In order to address the perceived deficiencies in territorial rating, the report proposes that rating territories be (p. 112) "no smaller than a county or a Metropolitan Statistical Area, whichever is larger". In an attempt to prevent market dislocations that occurred under the prior restrictions on territorial rating, it also proposes an assigned risk procedure in which persons in the MAIPF that satisfied the Essential Insurance Act's eligibility rules would be assigned to (p. 113) "voluntary market insurers in inverse proportion to their presence in urban markets". Each insurer also would be required to have a statewide marketing plan and to have a toll free number to provide persons with rating information, to take applications, and to refer persons to agents. 
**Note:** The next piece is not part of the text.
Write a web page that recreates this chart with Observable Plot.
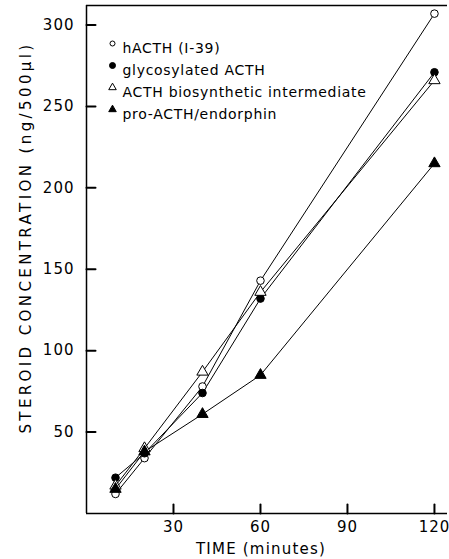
<!DOCTYPE html>
<html><head><meta charset="utf-8">
<script src="https://cdn.jsdelivr.net/npm/d3@7"></script>
<script src="https://cdn.jsdelivr.net/npm/@observablehq/plot@0.6"></script>
<style>
body{margin:0;background:#fff;}
#chart svg{font-family:"DejaVu Sans",sans-serif;}
g.ylab text{letter-spacing:3.4px;}
g.xlab text{letter-spacing:1.2px;}
g[aria-label="y-axis tick label"] text, g[aria-label="x-axis tick label"] text{letter-spacing:1px;}
g.legend text{letter-spacing:0.7px;}
</style></head><body><div id="chart"></div>
<script>
const times = [10, 20, 40, 60, 120];
const seriesNames = ["hACTH (I-39)", "glycosylated ACTH", "ACTH biosynthetic intermediate", "pro-ACTH/endorphin"];
const hACTH = [12, 34, 78, 143, 307];
const glyco = [22, 37, 74, 132, 271];
const inter = [17, 40, 87, 136, 266];
const pro = [15, 38, 61, 85, 215];
const xTicks = [30, 60, 90, 120];
const yTicks = [50, 100, 150, 200, 250, 300];
const xLabel = "TIME (minutes)";
const yLabel = "STEROID CONCENTRATION (ng/500μl)";
const symbols = ["circle", "circle", "triangle", "triangle"];
const fills = ["white", "black", "white", "black"];
const xMax = 124.5, yMax = 312;

const W = 449, H = 559, mL = 86, mR = 2, mT = 5, mB = 46;
const tickLen = 9;
const xTickLenData = xMax * tickLen / (W - mL - mR);
const yTickLenData = yMax * tickLen / (H - mT - mB);

const values = [hACTH, glyco, inter, pro];
const data = values.flatMap((vals, i) => vals.map((v, j) => ({series: seriesNames[i], t: times[j], v, k: i})));
const xTickData = xTicks.map(t => ({t, a: 0, b: yTickLenData}));
const yTickData = yTicks.map(v => ({v, a: 0, b: xTickLenData}));

const legendMarks = seriesNames.flatMap((s, i) => [
  Plot.dot([s], {frameAnchor: "top-left", dx: 26, dy: 38 + i * 22, symbol: symbols[i], fill: fills[i], stroke: "black", strokeWidth: 1, r: i === 0 ? 2.5 : i === 1 ? 3 : 2.8, className: "legend"}),
  Plot.text([s], {frameAnchor: "top-left", dx: 36, dy: 38 + i * 22, text: d => d, textAnchor: "start", fontSize: 14, fill: "black", className: "legend"})
]);

const chart = Plot.plot({
  width: W,
  height: H,
  marginLeft: mL,
  marginRight: mR,
  marginTop: mT,
  marginBottom: mB,
  style: {fontFamily: "DejaVu Sans", fontSize: "14px", color: "black", background: "white"},
  x: {domain: [0, xMax]},
  y: {domain: [0, yMax]},
  marks: [
    Plot.ruleX([0], {stroke: "black", strokeWidth: 1.5}),
    Plot.ruleY([0], {stroke: "black", strokeWidth: 1.5}),
    Plot.ruleY([yMax], {stroke: "black", strokeWidth: 1.3}),
    Plot.axisX({ticks: xTicks, tickSize: 0, tickPadding: 8, fontSize: 15, label: null, tickFormat: d => String(d)}),
    Plot.axisY({ticks: yTicks, tickSize: 0, tickPadding: 12, fontSize: 15, label: null, tickFormat: d => String(d)}),
    Plot.line(xTickData.flatMap(d => [{x: d.t, y: d.a, id: d.t}, {x: d.t, y: d.b, id: d.t}]), {x: "x", y: "y", z: "id", stroke: "black", strokeWidth: 2}),
    Plot.line(yTickData.flatMap(d => [{x: d.a, y: d.v, id: d.v}, {x: d.b, y: d.v, id: d.v}]), {x: "x", y: "y", z: "id", stroke: "black", strokeWidth: 2}),
    Plot.text([xLabel], {frameAnchor: "bottom", dx: -6, dy: 36, lineAnchor: "middle", textAnchor: "middle", text: d => d, fontSize: 15, fill: "black", className: "xlab"}),
    Plot.text([yLabel], {frameAnchor: "left", dx: -60, dy: -22, rotate: -90, textAnchor: "middle", lineAnchor: "middle", text: d => d, fontSize: 15, fill: "black", className: "ylab"}),
    Plot.line(data, {x: "t", y: "v", z: "series", stroke: "black", strokeWidth: 1}),
    ...seriesNames.map((s, i) => Plot.dot(data.filter(d => d.k === i), {x: "t", y: "v", symbol: symbols[i], fill: fills[i], stroke: "black", strokeWidth: 1, r: i < 2 ? 3.8 : 4.2})),
    ...legendMarks
  ]
});
document.getElementById("chart").append(chart);
</script></body></html>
The Insurance Bureau's proposals would create significant cross-subsidies and is thus subject to the drawbacks that were discussed earlier.  As was the case in 1977, the Insurance Bureau largely attributes affordability problems to insurer underwriting and rate classification. The analysis and conclusions are inconsistent with the fact that rates are high in Detroit because claim costs are high. If subsidies to certain areas of Detroit are in the public interest, they should be able to withstand public scrutiny. The legislature should only undertake such action as a last resort after a full debate of the issues. If the motivation for subsidies is to reduce affordability problems, they should be targeted to intended recipients as accurately as possible, and they should be designed to minimize their impact on productive behavior, such as labor force participation. Premium increases, taxes, or fees necessary to finance subsidies should be clearly identified to the public.